The Cobbora Coal mine is among seven mining and coal seam gas developments analysed by Economists at Large and the Australia Institute in a report commissioned by the Nature Conservation Council (NCC) of NSW.
The study found economic assessments commissioned by project developers “routinely inflate the estimates of benefits”, and exaggerate the number of jobs created, while downplaying the effect on the environment, costs of greenhouse gas emissions, residents’ health and the impact on other industries.
It claims the economic assessment of the state-owned Cobbora Coal project “significantly overstates the benefits of the project while understating the costs”.
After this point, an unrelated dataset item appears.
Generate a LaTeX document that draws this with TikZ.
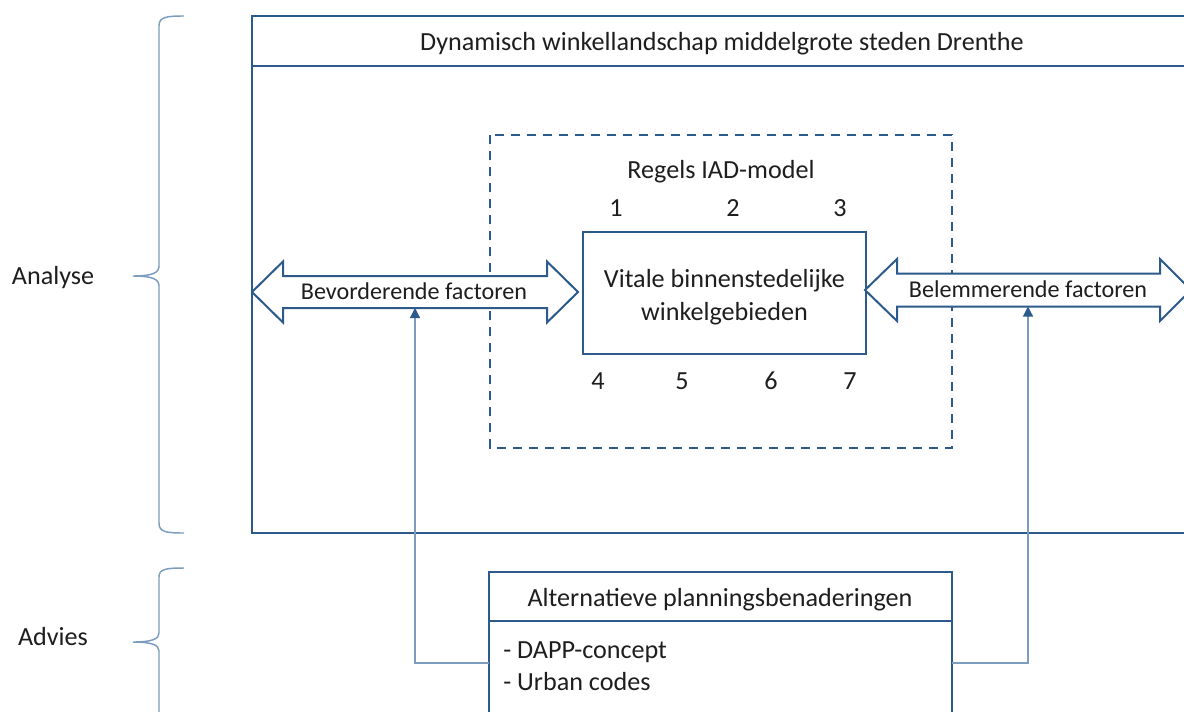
\documentclass[tikz,border=0pt]{standalone}
\usepackage{fontspec}
\setmainfont{Carlito}
\usetikzlibrary{arrows.meta}
\definecolor{frame}{HTML}{2C5A8A}
\definecolor{thinblue}{HTML}{7C9CC0}
\definecolor{ink}{HTML}{1E1E1E}
\begin{document}
\begin{tikzpicture}[x=0.75pt,y=-0.75pt,
  boxline/.style={draw=frame,line width=1.6pt},
  txt/.style={font=\fontsize{19.6}{24.75}\selectfont,text=ink,inner sep=0pt},
  lbl/.style={txt,text height=12.6pt,text depth=0pt},
  arrowlbl/.style={txt,font=\fontsize{18.1}{22}\selectfont,text height=11.7pt,text depth=0pt},
  feed/.style={draw=thinblue,line width=0.9pt,
    -{Triangle[length=7.5pt,width=7.5pt,color=frame]}},
  bracestyle/.style={draw=thinblue,line width=1.1pt},
  dbl/.style={draw=frame,line width=1.5pt,fill=white,line join=miter},
  dashbox/.style={draw=frame,line width=1.5pt,dash pattern=on 7pt off 5pt}]
\clip (0,0) rectangle (1184,711);
\fill[white] (0,0) rectangle (1184,711);

% outer frame with title bar
\draw[boxline] (252,16) rectangle (1210,533);
\draw[boxline] (252,66) -- (1210,66);
\node[lbl] (title) at (722,42) {Dynamisch winkellandschap middelgrote steden Drenthe};

% dashed rule area
\draw[dashbox] (490,135) rectangle (952,448);
\node[lbl] (rules) at (721,170) {Regels IAD-model};
\node[lbl] (n1) at (616,208) {1};
\node[lbl] (n2) at (733,208) {2};
\node[lbl] (n3) at (840,208) {3};
\node[lbl] (n4) at (598,381) {4};
\node[lbl] (n5) at (682,381) {5};
\node[lbl] (n6) at (771,381) {6};
\node[lbl] (n7) at (850,381) {7};

% core box
\node[boxline,minimum width=212.25pt,minimum height=91.5pt,fill=white]
  (core) at (724.5,293) {};
\node[txt,align=center] (coretxt) at (724.5,297.5) {Vitale binnenstedelijke\\winkelgebieden};

% promoting factors (double arrow)
\draw[dbl] (252,292) -- (283,261.5) -- (283,276) -- (547,276) -- (547,261.5)
  -- (578,292) -- (547,322.5) -- (547,308) -- (283,308) -- (283,322.5) -- cycle;
\node[arrowlbl] (bev) at (414,292) {Bevorderende factoren};
\coordinate (bevbot) at (415,308);

% hindering factors (double arrow)
\draw[dbl] (865,290) -- (897,259) -- (897,273.5) -- (1160,273.5) -- (1160,259)
  -- (1191,290) -- (1160,321) -- (1160,306.5) -- (897,306.5) -- (897,321) -- cycle;
\node[arrowlbl] (bel) at (1028,290) {Belemmerende factoren};
\coordinate (belbot) at (1028,306.5);

% advice box
\draw[boxline,fill=white] (489,572) rectangle (952,730);
\draw[boxline] (489,621) -- (952,621);
\node[lbl] (alt) at (720,598) {Alternatieve planningsbenaderingen};
\node[lbl,anchor=west] (dapp) at (503,650) {- DAPP-concept};
\node[lbl,anchor=west] (urban) at (503,682) {- Urban codes};
\coordinate (advL) at (489,663);
\coordinate (advR) at (952,663);

% feedback connectors
\draw[feed] (advL) -| (bevbot);
\draw[feed] (advR) -| (belbot);

% side braces and labels
\draw[bracestyle] (184,16) .. controls (166,16) and (159,17) .. (159,26)
  -- (159,266) .. controls (159,273) and (152,276) .. (133,276)
  .. controls (152,276) and (159,279) .. (159,286)
  -- (159,523) .. controls (159,532) and (166,533) .. (184,533);
\node[lbl] (analyse) at (53,276) {Analyse};

\draw[bracestyle] (184,568) .. controls (166,568) and (159,569) .. (159,577)
  -- (159,633) .. controls (159,639) and (152,642) .. (133,642)
  .. controls (152,642) and (159,645) .. (159,651) -- (159,730);
\node[lbl] (advies) at (53,637) {Advies};
\end{tikzpicture}
\end{document}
The study argues that Cobbora Coal Holdings’ estimate of $2 billion net present value understates the cost of greenhouse gas emissions by $4 billion, overstates the social value of employment, does not adequately assess the impact of noise dust and vibration, fails to take into account the impact of mines on rural communities.
The report also questions the value of the practice of buying land to be protected in other areas to “offset” the loss of habitat and vegetation in mining projects, arguing that offset areas may not replace “like with like” and may not be suitable habitat for endangered species.
In the case of the Cobbora Coal mine, which will destroy 2843 hectares of native vegetation, the study found “the assumption that offsets will perfectly substitute for impacts on ecology and water quality is unrealistic and contested by experts in these fields”.
Nature Conservation Council executive officer Pepe Clarke, visiting The Drip on Saturday as part of a tour of environmentally sensitive areas threatened by mining and coal seam gas extraction, said the entire costs and consequences to the community needed to be considered as well as economic benefits when projects are being assessed.
“Most people expect that companies will bend the truth to justify mining projects, but what alarmed us is the scale of deception: In some cases we found the net benefit was exaggerated by hundreds of millions of dollars,” he said.
“We are not arguing that mines are without economic benefit but we need to examine claims made by mines which many times don’t stand up.”
Mr Clarke said the Cobbora Coal Project would impose enormous costs and liabilities on NSW taxpayers.
“In our view the current government must act to put an end to the Cobbora Coal Project,” he said.
“It is irrational to have a loss-making state-controlled mine that will subsidise coal-fired power production and be a disincentive for other forms of energy generation.
“It does not make economic sense and it does not make environmental sense.”
Mr Clarke said as well as the effect of mining and coal seam gas projects on their local areas, the overall effect on the national economy should be taken into account.
For instance, the high Australian dollar, driven by the mining boom, had resulted in job losses in other sectors such as manufacturing, agriculture and tourism, he said.